- O Tempo (MG)
Um espectro ronda a América Latina – o espectro da incerteza. O Chile, país que tem os melhores indicadores do continente, explodiu nas ruas. A Venezuela vive sua crônica e dilacerante crise. Na Bolívia, a oposição reclama da manipulação dos resultados eleitorais. O Peru experimenta forte impasse entre o Presidente e o Congresso da República. No Equador, manifestantes invadem o parlamento e o país vive em estado de exceção em função dos protestos contra o fim dos subsídios aos combustíveis.
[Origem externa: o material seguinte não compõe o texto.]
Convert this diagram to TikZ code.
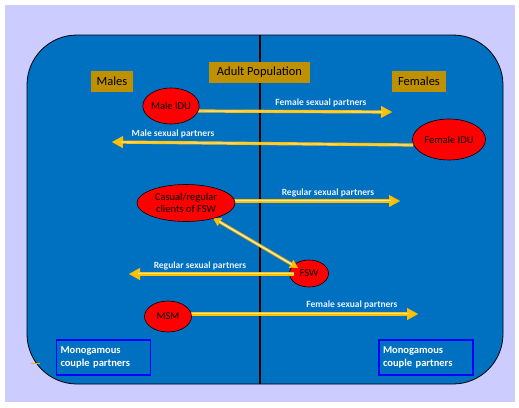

Na Argentina, os peronistas voltam ao poder, após a fracassada tentativa de ajuste de Macri e escolhem insistir na já derrotada estratégia de congelamento de preços e aumento voluntarista de salários. No Brasil, estamos brincando com fogo numa combinação explosiva entre desigualdade extrema, baixo crescimento, desemprego e instabilidade política e institucional alimentada diariamente. Fora daqui, como aqui, no Líbano e em Hong Kong, a população demonstra que na era das redes sociais tem pouca paciência com as elites, partidos e suas lideranças políticas.
Mas o grande alerta vem do Chile. Já são mais de vinte mortes nas ruas. A semelhança do Brasil em 2013, ninguém previu a explosão social. Aqui, a fagulha foi o aumento das passagens de ônibus, lá a passagem do metrô. Não importa. Da fagulha, nos dois casos, os países viveram o incêndio da insatisfação social generalizada.
O Chile tem 25 mil dólares de renda per capita, o Brasil 15,6 mil. No PISA – Programa Internacional de Avaliação dos Estudantes – o Chile tem o primeiro lugar da AL, ocupando a 43ª. posição entre 72 países, o Brasil amarga o 63º. lugar. A expectativa de vida dos chilenos é de 79,52 anos, a nossa é de 75,71. A produtividade do trabalhador chileno é 73% maior do que a dos brasileiros. No Ranking da competitividade, o Chile está em 33º. lugar entre 137 países, o Brasil ocupa a 80ª. posição.
A extrema pobreza no Chile atinge 8,6% da população, no Brasil, 11,2%. No Chile, a riqueza é altamente concentrada, sendo que a fatia 1% mais rica fica com 23,7% da renda. Aqui é pior, 28,3%. A carga tributária no Chile é de 20,4% do PIB, no Brasil beira os 33%. O endividamento público chileno bate nos 23,5% do PIB, em terras brasileiras temos 80%. Vamos crescer, em 2019, provavelmente, 1%. A previsão do crescimento chileno antes da crise era de 3,3%. O desemprego no Chile está na faixa de 7,3%, no Brasil temos o índice preocupante de 12,3%. Além disso, apontou o IBGE, metade dos brasileiros vive com até 413 reais por mês. Nossos maiores sistemas públicos, o previdenciário e o tributário, são concentradores de renda.
Ao me desculpar por tantos números, necessários em tempos de tanta retórica vazia e radicalização extrema a exigir fatos e evidências, pergunto: quais são as lições que vêm do Chile?
A realidade demonstra de forma gritante que não basta crescimento econômico, liberalização e responsabilidade fiscal, é preciso colocar no centro da agenda nacional as pessoas. No Chile, os protestos são contra a previdência deles e seus efeitos desumanos, a concentração inaceitável de renda e as dificuldades de acesso à saúde e à educação. O Chile é o país com os melhores indicadores, mas isto não impediu a explosão social.
No Brasil pergunto: acordaremos a tempo?